Vous avez atteint le plus haut grade du label Écotable. Est-ce que vous comptez aller encore plus loin dans votre démarche ?
Oui, bien sûr, on a sans cesse envie de s'améliorer. Je parlais tout à l’heure de la gestion des déchets : tous ces emballages, c'est vraiment quelque chose qui me préoccupe et qui préoccupe tout le groupe Dorchester Collection, auquel appartient Le Meurice. Nous avons un objectif zéro plastique, zéro déchet, mais il existe aujourd’hui une contrainte évidente : on a besoin de plastique pour répondre aux contraintes hygiéniques… Autour de ce sujet, et d’autres, il reste encore des progrès à faire.

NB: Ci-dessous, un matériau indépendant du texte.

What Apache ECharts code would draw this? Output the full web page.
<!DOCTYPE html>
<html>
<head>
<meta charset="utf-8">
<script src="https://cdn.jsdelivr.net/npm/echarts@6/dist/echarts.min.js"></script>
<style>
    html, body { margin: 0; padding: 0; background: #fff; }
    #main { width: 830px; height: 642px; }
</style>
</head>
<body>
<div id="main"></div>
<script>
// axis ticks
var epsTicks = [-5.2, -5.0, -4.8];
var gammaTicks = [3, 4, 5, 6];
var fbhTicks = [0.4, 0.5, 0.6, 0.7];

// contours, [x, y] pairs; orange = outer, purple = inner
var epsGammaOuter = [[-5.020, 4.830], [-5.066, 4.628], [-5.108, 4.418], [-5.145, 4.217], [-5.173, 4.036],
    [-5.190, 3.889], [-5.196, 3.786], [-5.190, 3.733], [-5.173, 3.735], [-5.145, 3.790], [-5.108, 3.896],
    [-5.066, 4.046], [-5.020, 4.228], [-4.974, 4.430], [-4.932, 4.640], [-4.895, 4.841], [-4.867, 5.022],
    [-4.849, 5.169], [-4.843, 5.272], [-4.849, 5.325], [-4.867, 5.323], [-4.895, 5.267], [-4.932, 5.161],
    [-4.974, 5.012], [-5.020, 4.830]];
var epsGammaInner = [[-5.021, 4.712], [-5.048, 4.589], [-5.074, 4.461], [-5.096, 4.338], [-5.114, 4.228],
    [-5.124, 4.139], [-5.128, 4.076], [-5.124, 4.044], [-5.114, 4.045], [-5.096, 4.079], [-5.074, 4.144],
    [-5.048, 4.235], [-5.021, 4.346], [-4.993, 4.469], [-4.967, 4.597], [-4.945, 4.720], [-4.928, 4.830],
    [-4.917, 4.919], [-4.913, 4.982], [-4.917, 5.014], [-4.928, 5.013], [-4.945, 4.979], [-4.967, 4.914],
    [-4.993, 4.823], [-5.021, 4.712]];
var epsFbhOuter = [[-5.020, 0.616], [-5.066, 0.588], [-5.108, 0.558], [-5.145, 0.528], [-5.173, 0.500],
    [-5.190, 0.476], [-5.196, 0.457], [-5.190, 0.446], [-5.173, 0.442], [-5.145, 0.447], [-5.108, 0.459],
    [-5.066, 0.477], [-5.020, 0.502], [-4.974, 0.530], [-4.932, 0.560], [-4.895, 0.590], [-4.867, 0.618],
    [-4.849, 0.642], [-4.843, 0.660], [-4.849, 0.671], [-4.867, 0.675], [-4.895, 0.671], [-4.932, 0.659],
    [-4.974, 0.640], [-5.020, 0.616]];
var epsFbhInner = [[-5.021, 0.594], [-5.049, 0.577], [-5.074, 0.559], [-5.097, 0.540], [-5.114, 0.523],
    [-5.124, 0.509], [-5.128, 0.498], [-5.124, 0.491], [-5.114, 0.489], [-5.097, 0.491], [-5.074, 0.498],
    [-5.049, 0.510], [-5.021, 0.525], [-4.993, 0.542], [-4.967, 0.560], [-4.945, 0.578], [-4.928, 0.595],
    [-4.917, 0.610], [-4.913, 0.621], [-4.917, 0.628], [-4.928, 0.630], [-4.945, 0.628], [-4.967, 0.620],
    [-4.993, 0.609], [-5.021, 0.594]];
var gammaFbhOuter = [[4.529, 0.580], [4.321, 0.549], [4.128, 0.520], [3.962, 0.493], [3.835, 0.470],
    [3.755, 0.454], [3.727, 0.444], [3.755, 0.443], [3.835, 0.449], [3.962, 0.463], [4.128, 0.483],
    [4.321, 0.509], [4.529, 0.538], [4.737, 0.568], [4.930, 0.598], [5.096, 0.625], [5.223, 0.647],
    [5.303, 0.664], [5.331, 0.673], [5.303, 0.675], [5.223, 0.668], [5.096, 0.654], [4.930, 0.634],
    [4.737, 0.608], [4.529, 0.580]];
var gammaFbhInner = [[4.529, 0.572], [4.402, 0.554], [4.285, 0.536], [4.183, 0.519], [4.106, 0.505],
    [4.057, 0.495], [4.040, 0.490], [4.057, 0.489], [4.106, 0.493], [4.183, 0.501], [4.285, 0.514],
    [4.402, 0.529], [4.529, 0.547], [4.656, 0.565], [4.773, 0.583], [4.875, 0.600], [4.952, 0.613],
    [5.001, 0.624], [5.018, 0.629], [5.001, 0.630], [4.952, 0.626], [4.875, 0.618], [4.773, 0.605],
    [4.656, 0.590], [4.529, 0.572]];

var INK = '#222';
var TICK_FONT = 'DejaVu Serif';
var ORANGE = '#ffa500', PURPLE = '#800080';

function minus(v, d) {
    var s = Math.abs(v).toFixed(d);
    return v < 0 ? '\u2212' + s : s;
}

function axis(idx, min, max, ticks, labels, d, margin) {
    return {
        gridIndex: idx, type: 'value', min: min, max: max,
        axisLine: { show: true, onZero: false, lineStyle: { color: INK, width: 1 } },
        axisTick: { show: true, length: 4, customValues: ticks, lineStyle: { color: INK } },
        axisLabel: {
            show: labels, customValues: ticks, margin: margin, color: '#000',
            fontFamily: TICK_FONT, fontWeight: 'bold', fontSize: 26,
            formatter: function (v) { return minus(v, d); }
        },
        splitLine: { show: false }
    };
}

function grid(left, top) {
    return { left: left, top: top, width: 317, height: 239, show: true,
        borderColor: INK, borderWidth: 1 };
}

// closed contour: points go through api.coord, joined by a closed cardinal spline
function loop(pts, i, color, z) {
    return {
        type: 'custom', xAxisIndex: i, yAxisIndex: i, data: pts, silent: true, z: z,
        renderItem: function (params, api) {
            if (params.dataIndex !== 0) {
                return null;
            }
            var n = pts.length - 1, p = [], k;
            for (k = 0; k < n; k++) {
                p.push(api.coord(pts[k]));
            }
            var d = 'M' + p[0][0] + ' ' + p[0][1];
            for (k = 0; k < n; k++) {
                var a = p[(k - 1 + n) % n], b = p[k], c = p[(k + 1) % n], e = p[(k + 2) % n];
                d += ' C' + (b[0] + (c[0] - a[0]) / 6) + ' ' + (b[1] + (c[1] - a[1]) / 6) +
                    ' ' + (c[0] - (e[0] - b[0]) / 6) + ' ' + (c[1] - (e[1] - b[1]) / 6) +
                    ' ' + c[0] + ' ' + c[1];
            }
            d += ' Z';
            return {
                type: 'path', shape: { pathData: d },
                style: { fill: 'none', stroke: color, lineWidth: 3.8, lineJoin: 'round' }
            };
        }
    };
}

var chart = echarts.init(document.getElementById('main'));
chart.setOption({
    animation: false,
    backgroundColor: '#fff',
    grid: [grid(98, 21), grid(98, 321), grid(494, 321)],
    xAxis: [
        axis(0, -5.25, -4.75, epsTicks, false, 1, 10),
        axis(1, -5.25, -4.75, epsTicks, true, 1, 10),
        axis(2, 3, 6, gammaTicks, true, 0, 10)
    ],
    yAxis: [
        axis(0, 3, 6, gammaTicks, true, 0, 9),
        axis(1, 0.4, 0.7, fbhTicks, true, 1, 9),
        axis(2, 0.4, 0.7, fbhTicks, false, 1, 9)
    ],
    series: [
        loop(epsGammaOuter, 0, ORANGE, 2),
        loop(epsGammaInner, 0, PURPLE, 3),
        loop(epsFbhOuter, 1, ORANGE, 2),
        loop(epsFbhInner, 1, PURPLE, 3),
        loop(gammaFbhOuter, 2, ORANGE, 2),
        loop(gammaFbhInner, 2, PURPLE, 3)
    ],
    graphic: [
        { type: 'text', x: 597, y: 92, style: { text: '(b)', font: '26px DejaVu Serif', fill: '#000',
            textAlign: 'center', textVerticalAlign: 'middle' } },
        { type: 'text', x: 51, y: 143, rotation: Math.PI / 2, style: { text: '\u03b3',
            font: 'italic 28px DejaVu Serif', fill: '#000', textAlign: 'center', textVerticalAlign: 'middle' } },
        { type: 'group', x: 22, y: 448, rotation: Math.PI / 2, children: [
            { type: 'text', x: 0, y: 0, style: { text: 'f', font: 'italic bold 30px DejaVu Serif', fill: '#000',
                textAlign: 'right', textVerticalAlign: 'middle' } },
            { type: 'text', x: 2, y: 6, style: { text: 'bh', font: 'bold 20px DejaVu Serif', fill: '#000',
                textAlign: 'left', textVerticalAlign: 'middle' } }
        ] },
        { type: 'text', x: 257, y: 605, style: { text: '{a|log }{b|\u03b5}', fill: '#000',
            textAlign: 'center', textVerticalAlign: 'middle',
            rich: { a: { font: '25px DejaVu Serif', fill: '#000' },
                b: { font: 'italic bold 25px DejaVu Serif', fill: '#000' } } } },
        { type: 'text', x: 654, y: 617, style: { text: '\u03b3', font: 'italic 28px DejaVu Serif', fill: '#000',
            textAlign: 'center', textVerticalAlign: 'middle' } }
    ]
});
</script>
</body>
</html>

Il y a aussi encore un gros travail à faire autour de l'approvisionnement. La complexité pour nous, c'est qu'on est à Paris qui est la place centrale du marché international. Il n'y a pas longtemps, j'étais en Corse et on me racontait que les clémentines corses sont d’abord acheminées à Paris pour qu'on fixe le prix et ensuite elles sont rapatriées en Corse et distribuées dans toute la France. C’est comme ça pour beaucoup de matières premières. Je trouve ça hallucinant : on parle de développement durable et d’écoresponsabilité, mais même sur des marchés locaux, ça passe forcément par Paris. Face à ce problème, nous essayons de développer toujours plus ce lien humain, qui est très important pour moi, avec les producteurs, de trouver comment on peut améliorer les choses pour eux comme pour nous, et de travailler encore plus main dans la main avec eux au quotidien.

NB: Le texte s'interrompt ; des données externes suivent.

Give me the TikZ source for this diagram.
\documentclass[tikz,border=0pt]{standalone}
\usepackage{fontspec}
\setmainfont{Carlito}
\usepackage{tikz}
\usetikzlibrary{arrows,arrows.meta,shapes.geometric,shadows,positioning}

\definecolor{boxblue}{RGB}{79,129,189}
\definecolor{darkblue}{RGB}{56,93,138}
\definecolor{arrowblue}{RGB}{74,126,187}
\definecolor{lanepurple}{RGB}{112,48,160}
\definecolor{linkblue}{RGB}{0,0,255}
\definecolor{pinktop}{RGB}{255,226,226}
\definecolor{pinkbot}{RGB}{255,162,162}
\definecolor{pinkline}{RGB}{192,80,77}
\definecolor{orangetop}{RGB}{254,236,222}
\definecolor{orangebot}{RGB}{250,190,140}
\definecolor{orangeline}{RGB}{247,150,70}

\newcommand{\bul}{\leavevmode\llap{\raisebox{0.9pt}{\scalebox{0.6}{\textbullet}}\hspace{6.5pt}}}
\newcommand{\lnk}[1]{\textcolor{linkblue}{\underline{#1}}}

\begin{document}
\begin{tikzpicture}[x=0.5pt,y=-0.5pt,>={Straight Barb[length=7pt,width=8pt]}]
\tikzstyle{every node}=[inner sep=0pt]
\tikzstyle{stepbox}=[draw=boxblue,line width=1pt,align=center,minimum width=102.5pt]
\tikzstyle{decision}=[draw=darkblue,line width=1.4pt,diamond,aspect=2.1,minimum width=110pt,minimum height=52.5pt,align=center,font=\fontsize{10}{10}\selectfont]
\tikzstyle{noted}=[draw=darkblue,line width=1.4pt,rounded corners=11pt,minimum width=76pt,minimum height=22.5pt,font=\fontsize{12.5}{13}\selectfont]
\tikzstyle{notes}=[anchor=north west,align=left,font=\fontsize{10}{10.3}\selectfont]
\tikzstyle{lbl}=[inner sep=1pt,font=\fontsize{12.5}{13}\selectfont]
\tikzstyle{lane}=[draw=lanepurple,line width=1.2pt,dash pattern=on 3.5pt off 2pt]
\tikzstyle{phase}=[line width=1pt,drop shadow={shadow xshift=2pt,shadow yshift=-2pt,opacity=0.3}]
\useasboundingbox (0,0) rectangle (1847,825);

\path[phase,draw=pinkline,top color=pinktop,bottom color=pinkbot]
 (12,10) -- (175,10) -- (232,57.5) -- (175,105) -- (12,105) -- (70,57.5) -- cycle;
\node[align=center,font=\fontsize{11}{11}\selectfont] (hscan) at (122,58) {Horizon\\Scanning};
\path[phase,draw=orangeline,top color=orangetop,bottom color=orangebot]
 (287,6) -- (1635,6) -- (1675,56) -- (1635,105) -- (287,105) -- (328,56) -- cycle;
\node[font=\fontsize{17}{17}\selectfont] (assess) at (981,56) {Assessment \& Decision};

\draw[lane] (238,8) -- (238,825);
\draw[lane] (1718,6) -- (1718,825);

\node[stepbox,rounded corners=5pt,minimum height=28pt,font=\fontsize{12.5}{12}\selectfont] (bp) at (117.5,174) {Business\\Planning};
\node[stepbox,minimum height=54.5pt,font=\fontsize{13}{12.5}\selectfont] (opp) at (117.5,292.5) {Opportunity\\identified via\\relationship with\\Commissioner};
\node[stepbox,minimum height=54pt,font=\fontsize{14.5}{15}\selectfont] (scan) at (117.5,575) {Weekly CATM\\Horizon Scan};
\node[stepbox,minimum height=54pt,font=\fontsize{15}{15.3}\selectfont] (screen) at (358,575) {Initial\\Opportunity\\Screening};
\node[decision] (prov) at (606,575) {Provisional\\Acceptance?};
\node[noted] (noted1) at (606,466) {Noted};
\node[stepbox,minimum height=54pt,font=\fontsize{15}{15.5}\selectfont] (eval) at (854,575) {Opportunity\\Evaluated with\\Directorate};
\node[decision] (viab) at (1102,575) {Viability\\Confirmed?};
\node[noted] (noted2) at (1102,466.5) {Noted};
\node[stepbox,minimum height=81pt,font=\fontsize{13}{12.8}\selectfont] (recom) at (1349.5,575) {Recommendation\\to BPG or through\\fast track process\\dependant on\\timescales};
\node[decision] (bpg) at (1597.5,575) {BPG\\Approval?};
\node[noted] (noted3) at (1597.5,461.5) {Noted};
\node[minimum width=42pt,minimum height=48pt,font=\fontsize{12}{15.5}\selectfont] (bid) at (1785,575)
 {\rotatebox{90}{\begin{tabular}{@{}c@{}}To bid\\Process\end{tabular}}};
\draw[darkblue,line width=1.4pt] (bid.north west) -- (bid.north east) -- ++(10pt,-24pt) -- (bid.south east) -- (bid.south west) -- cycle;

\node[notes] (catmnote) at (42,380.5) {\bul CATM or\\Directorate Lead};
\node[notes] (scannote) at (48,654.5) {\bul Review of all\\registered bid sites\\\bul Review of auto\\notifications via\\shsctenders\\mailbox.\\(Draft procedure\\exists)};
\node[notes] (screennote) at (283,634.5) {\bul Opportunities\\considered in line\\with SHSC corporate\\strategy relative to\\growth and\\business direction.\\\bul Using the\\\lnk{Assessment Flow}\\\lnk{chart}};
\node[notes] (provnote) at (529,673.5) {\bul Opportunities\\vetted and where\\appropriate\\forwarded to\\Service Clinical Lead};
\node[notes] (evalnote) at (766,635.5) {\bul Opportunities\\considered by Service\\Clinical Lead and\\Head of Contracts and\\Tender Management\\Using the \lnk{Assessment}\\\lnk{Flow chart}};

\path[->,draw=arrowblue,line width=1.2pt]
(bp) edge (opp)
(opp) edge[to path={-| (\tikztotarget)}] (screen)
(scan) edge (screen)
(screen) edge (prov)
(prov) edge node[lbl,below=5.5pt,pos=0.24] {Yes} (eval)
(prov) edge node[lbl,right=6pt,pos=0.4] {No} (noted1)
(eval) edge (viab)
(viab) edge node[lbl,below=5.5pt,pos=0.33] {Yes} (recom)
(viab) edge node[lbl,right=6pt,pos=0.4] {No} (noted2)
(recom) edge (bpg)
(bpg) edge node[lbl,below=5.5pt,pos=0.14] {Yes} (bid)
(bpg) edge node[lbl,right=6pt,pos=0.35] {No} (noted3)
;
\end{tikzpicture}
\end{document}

En tant qu'établissement prestigieux, quel message souhaites-tu transmettre à d'autres restaurants et établissements de luxe qui souhaitent s'engager dans une démarche écoresponsable?
Il me semble que tout le monde, enfin la plupart du moins, travaille avec de beaux produits, bien sourcés. Je pense que c'est bien de mettre ça en valeur, de citer les producteurs et les gens avec qui on travaille quotidiennement. Il faut aider la gastronomie française, en créant une vraie communauté, avec le secteur de l’agriculture, de la pêche, le domaine viticole, ou encore celui de l'art de la table. Il faut les aider à rayonner, les faire briller, c’est ça qui est important, je pense.
Le mot de la fin ?
Ce projet d’écoresponsabilité, c’est un projet qui a été construit à plusieurs. Donc je voudrais remercier tous les gens qui m'ont aidé et qui m'ont soutenu dans cette démarche-là. On est le premier Palace à avoir cette certification-là, donc c'est super, et j'espère que d'autres nous suivront. Notre but n’est pas de donner une leçon, mais d'apporter notre contribution, à notre échelle. Nous ne faisons pas ça pour dire “on est les meilleurs”, ce n’est pas politique non plus, c’est juste quelque chose qui est bien pour le monde de demain, donc qu’il est important de faire.